• _Exercise_: Using the records that follow, copy every line containing the word "with".

** start of Recorded information **

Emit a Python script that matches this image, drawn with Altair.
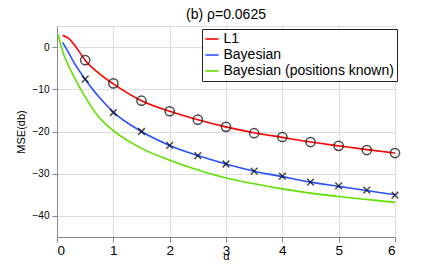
import altair as alt
import pandas as pd

# Curves
alpha = [0.1, 0.2, 0.3, 0.4, 0.5, 0.75, 1.0, 1.5, 2.0, 2.5, 3.0, 3.5, 4.0, 4.5, 5.0, 5.5, 6.0]
l1 = [2.8, 2.1, 0.7, -1.2, -3.1, -6.3, -8.7, -12.7, -15.2, -17.2, -18.9, -20.3, -21.4, -22.5, -23.4, -24.3, -25.1]
bayes = [1.1, -1.2, -3.6, -5.7, -7.6, -11.9, -15.4, -20.0, -23.3, -25.7, -27.7, -29.4, -30.7, -32.0, -33.0, -34.0, -35.0]
alpha_known = [0.02, 0.1, 0.2, 0.3, 0.4, 0.5, 0.75, 1.0, 1.5, 2.0, 2.5, 3.0, 3.5, 4.0, 4.5, 5.0, 5.5, 6.0]
known = [3.0, -1.0, -4.3, -7.0, -9.5, -11.8, -16.7, -19.8, -24.0, -26.8, -29.1, -31.0, -32.4, -33.6, -34.6, -35.4, -36.1, -36.8]

# Markers
alpha_m = [0.5, 1.0, 1.5, 2.0, 2.5, 3.0, 3.5, 4.0, 4.5, 5.0, 5.5, 6.0]
l1_m = [-3.1, -8.6, -12.7, -15.2, -17.2, -18.9, -20.4, -21.3, -22.5, -23.4, -24.4, -25.1]
bayes_m = [-7.6, -15.5, -20.0, -23.3, -25.7, -27.7, -29.4, -30.6, -32.0, -32.9, -33.9, -35.1]

series_names = ["L1", "Bayesian", "Bayesian (positions known)"]
series_colors = ["#ff0000", "#2a50ff", "#5ee000"]

x_ticks = [0, 1, 2, 3, 4, 5, 6]
y_ticks = [-40, -30, -20, -10, 0]

rows = []
for a, v in zip(alpha, l1):
    rows.append({"alpha": a, "mse": v, "series": series_names[0]})
for a, v in zip(alpha, bayes):
    rows.append({"alpha": a, "mse": v, "series": series_names[1]})
for a, v in zip(alpha_known, known):
    rows.append({"alpha": a, "mse": v, "series": series_names[2]})
df = pd.DataFrame(rows)

df_c = pd.DataFrame({"alpha": alpha_m, "mse": l1_m})
df_x = pd.DataFrame({"alpha": alpha_m, "mse": bayes_m})

FONT = "Liberation Sans"

xscale = alt.Scale(domain=[0, 6], nice=False)
yscale = alt.Scale(domain=[-45, 5], nice=False)

xaxis = alt.Axis(values=x_ticks, format="d", title="α", grid=True,
                 titleFontWeight="normal", titleBaseline="alphabetic",
                 titlePadding=3, labelPadding=1, labelFontSize=13.5)
yaxis = alt.Axis(values=y_ticks, format="d", title="MSE(db)", grid=True,
                 titleFontWeight="normal", titlePadding=6, labelPadding=3)

lines = alt.Chart(df).mark_line(strokeWidth=1.6, interpolate="monotone", clip=True).encode(
    x=alt.X("alpha:Q", scale=xscale, axis=xaxis),
    y=alt.Y("mse:Q", scale=yscale, axis=yaxis),
    color=alt.Color(
        "series:N",
        scale=alt.Scale(domain=series_names, range=series_colors),
        sort=series_names,
        legend=alt.Legend(
            title=None,
            orient="none",
            legendX=145,
            legendY=3,
            symbolType="stroke",
            symbolSize=170,
            symbolStrokeWidth=1.6,
            labelFont=FONT,
            labelFontSize=14,
            labelColor="#000",
            labelOffset=4,
            labelLimit=400,
            rowPadding=1,
            padding=2.5,
            strokeColor="#222",
            fillColor="white",
            cornerRadius=0,
        ),
    ),
)

circles = alt.Chart(df_c).mark_point(
    shape="circle", size=85, color="black", strokeWidth=1.5, filled=False, clip=False
).encode(x=alt.X("alpha:Q", scale=xscale), y=alt.Y("mse:Q", scale=yscale))

crosses = alt.Chart(df_x).mark_point(
    shape="M-1,-1L1,1M-1,1L1,-1", size=45, color="black", strokeWidth=1.5, filled=False, clip=False
).encode(x=alt.X("alpha:Q", scale=xscale), y=alt.Y("mse:Q", scale=yscale))

chart = (
    alt.layer(lines, circles, crosses)
    .properties(
        width=338,
        height=211,
        autosize=alt.AutoSizeParams(type="none"),
        padding={"left": 49, "top": 18, "right": 33, "bottom": 24},
        title=alt.TitleParams("(b) ρ=0.0625", font=FONT, fontSize=14, fontWeight="normal",
                              color="#000", anchor="middle", offset=4),
    )
    .configure_view(stroke="#888", strokeWidth=1)
    .configure_axis(
        labelFont=FONT,
        labelFontSize=14,
        labelColor="#000",
        titleFont=FONT,
        titleFontSize=14,
        titleFontWeight="normal",
        titleColor="#000",
        domainColor="#888",
        tickSize=0,
        gridColor="#cfcfcf",
        gridDash=[1, 2],
        gridWidth=1,
    )
    .configure(background="white")
)

chart.save("out.html", embed_options={"renderer": "svg", "actions": False})
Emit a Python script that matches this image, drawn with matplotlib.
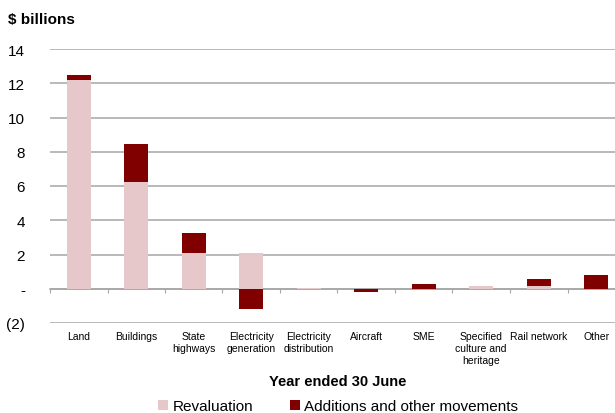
import numpy as np
import matplotlib.pyplot as plt

plt.rcParams['font.family'] = ['Liberation Sans', 'DejaVu Sans']

categories = ['Land', 'Buildings', 'State\nhighways', 'Electricity\ngeneration',
              'Electricity\ndistribution', 'Aircraft', 'SME',
              'Specified\nculture and\nheritage', 'Rail network', 'Other']
revaluation = [12.2, 6.22, 2.1, 2.1, 0.03, 0.0, 0.0, 0.15, 0.15, 0.0]
additions = [0.26, 2.22, 1.15, -1.2, 0.03, -0.2, 0.3, 0.02, 0.4, 0.83]
y_ticks = [-2, 0, 2, 4, 6, 8, 10, 12, 14]
y_labels = ['(2)', '-', '2', '4', '6', '8', '10', '12', '14']

pink = '#e6c8ca'
maroon = '#800000'
grid_col = '#a6a6a6'

x = np.arange(len(categories))
rev = np.array(revaluation)
add = np.array(additions)
# additions stack on the revaluation only when both have the same sign
add_bottom = np.where(np.sign(add) == np.sign(rev), rev, 0.0)

fig = plt.figure(figsize=(6.15, 4.14), dpi=100)
ax = fig.add_axes([50 / 615, 90 / 414, 575 / 615, 274 / 414])

ax.bar(x, rev, width=0.42, color=pink, label='Revaluation', zorder=3)
ax.bar(x, add, width=0.42, bottom=add_bottom, color=maroon,
       label='Additions and other movements', zorder=3)

ax.set_xlim(-0.5, len(categories) - 0.5)
ax.set_ylim(-2, 14)
ax.set_yticks(y_ticks)
ax.set_yticklabels(y_labels, fontsize=11)
ax.tick_params(axis='y', length=0, pad=18)
ax.yaxis.grid(True, color=grid_col, linewidth=1.1, zorder=0)
for s in ax.spines.values():
    s.set_visible(False)

ax.set_xticks(x)
ax.set_xticklabels(categories, fontsize=7.5, linespacing=1.25, va='top')
ax.tick_params(axis='x', length=0, pad=6)

# zero line with small category divider ticks
zero_ax = ax.secondary_xaxis(2 / 16)
zero_ax.set_xticks(np.arange(len(categories) + 1) - 0.5)
zero_ax.set_xticklabels([])
zero_ax.tick_params(length=3, color=grid_col, direction='out')
zero_ax.spines['bottom'].set_color(grid_col)
zero_ax.spines['bottom'].set_linewidth(1.1)
zero_ax.spines['bottom'].set_zorder(4)

ax.set_xlabel('Year ended 30 June', fontsize=10.5, fontweight='bold', labelpad=6)
fig.text(8 / 615, 1 - 20 / 414, '$ billions', fontsize=11, fontweight='bold',
         va='center', ha='left')

fig.legend(loc='center', bbox_to_anchor=(0.55, 7 / 414), ncol=2, frameon=False,
           fontsize=11, handlelength=0.65, handleheight=0.65,
           handletextpad=0.3, columnspacing=2.4)

fig.savefig('out.png', dpi=100)
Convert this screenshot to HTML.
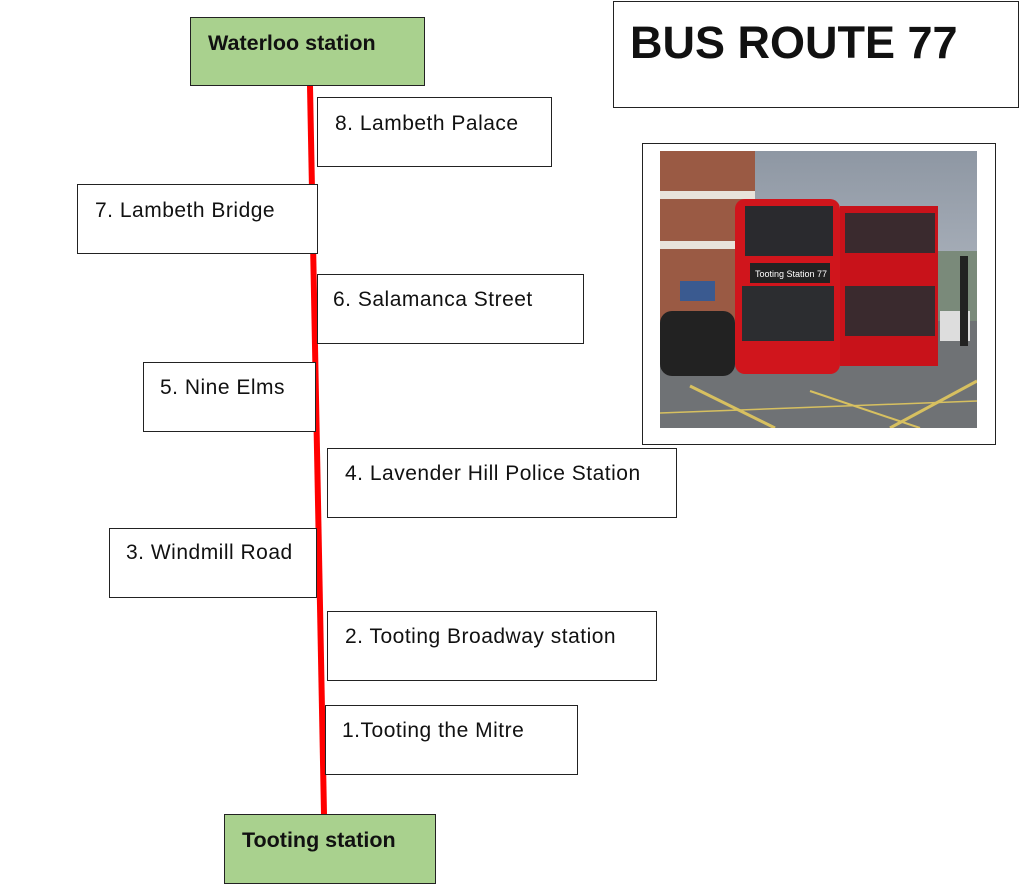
<!DOCTYPE html>
<html><head><meta charset="utf-8"><style>
body{margin:0;width:1024px;height:887px;background:#fff;position:relative;overflow:hidden;font-family:"Liberation Sans",sans-serif;}
.b{position:absolute;box-sizing:border-box;border:1.5px solid #222;background:#fff;}
.t{position:absolute;font-size:21px;letter-spacing:0.5px;color:#111;white-space:nowrap;}
.g{background:#a9d18e;}
.bold{font-weight:bold;font-size:21.5px;letter-spacing:0;}
</style></head><body>
<svg style="position:absolute;left:0;top:0" width="1024" height="887"><line x1="310" y1="86" x2="324" y2="814" stroke="#f00" stroke-width="6"/></svg>

<div class="b g" style="left:190px;top:17px;width:235px;height:69px"></div>
<div class="t bold" style="left:208px;top:31px">Waterloo station</div>

<div class="b" style="left:613px;top:1px;width:406px;height:107px"></div>
<div class="t bold" style="left:630px;top:17px;font-size:45px">BUS ROUTE 77</div>

<div class="b" style="left:317px;top:97px;width:235px;height:70px"></div>
<div class="t" style="left:335px;top:112px">8. Lambeth Palace</div>

<div class="b" style="left:77px;top:184px;width:241px;height:70px"></div>
<div class="t" style="left:95px;top:199px">7. Lambeth Bridge</div>

<div class="b" style="left:317px;top:274px;width:267px;height:70px"></div>
<div class="t" style="left:333px;top:288px">6. Salamanca Street</div>

<div class="b" style="left:143px;top:362px;width:173px;height:70px"></div>
<div class="t" style="left:160px;top:376px">5. Nine Elms</div>

<div class="b" style="left:327px;top:448px;width:350px;height:70px"></div>
<div class="t" style="left:345px;top:462px">4. Lavender Hill Police Station</div>

<div class="b" style="left:109px;top:528px;width:208px;height:70px"></div>
<div class="t" style="left:126px;top:541px">3. Windmill Road</div>

<div class="b" style="left:327px;top:611px;width:330px;height:70px"></div>
<div class="t" style="left:345px;top:625px">2. Tooting Broadway station</div>

<div class="b" style="left:325px;top:705px;width:253px;height:70px"></div>
<div class="t" style="left:342px;top:719px">1.Tooting the Mitre</div>

<div class="b g" style="left:224px;top:814px;width:212px;height:70px"></div>
<div class="t bold" style="left:242px;top:828px">Tooting station</div>

<div class="b" style="left:642px;top:143px;width:354px;height:302px"></div>
<svg style="position:absolute;left:660px;top:151px" width="317" height="277">
<defs><linearGradient id="sky" x1="0" y1="0" x2="0" y2="1"><stop offset="0" stop-color="#8e97a3"/><stop offset="1" stop-color="#c9ced6"/></linearGradient></defs>
<rect width="317" height="277" fill="url(#sky)"/>
<rect x="0" y="0" width="95" height="180" fill="#9a5a44"/>
<rect x="0" y="40" width="95" height="8" fill="#e8e2da"/>
<rect x="0" y="90" width="95" height="8" fill="#e8e2da"/>
<rect x="20" y="130" width="35" height="20" fill="#3a5a90"/>
<rect x="250" y="100" width="67" height="90" fill="#7a8a7a"/>
<rect x="0" y="170" width="317" height="107" fill="#6f7275"/>
<rect x="0" y="160" width="75" height="65" rx="12" fill="#222"/>
<rect x="280" y="160" width="30" height="30" fill="#ddd"/>
<rect x="300" y="105" width="8" height="90" fill="#222"/>
<rect x="75" y="48" width="105" height="175" rx="10" fill="#d0151c"/>
<rect x="180" y="55" width="98" height="160" fill="#c8121a"/>
<rect x="85" y="55" width="88" height="50" fill="#2a2a2e"/>
<rect x="90" y="112" width="80" height="20" fill="#222"/>
<text x="95" y="126" font-size="9" fill="#fff">Tooting Station 77</text>
<rect x="82" y="135" width="92" height="55" fill="#2c2d30"/>
<rect x="185" y="62" width="90" height="40" fill="#3a2a2e"/>
<rect x="185" y="135" width="90" height="50" fill="#3a2a2e"/>
<line x1="30" y1="235" x2="115" y2="277" stroke="#d7c060" stroke-width="3"/>
<line x1="230" y1="277" x2="317" y2="230" stroke="#d7c060" stroke-width="3"/>
<line x1="150" y1="240" x2="260" y2="277" stroke="#d7c060" stroke-width="2"/>
<line x1="0" y1="262" x2="317" y2="250" stroke="#d7c060" stroke-width="1.5"/>
</svg>
</body></html>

** end of Recorded information **

• _Output for this task_:
Emit a Python script that matches this image, drawn with Altair.
Emit a Python script that matches this image, drawn with matplotlib.
# zero line with small category divider ticks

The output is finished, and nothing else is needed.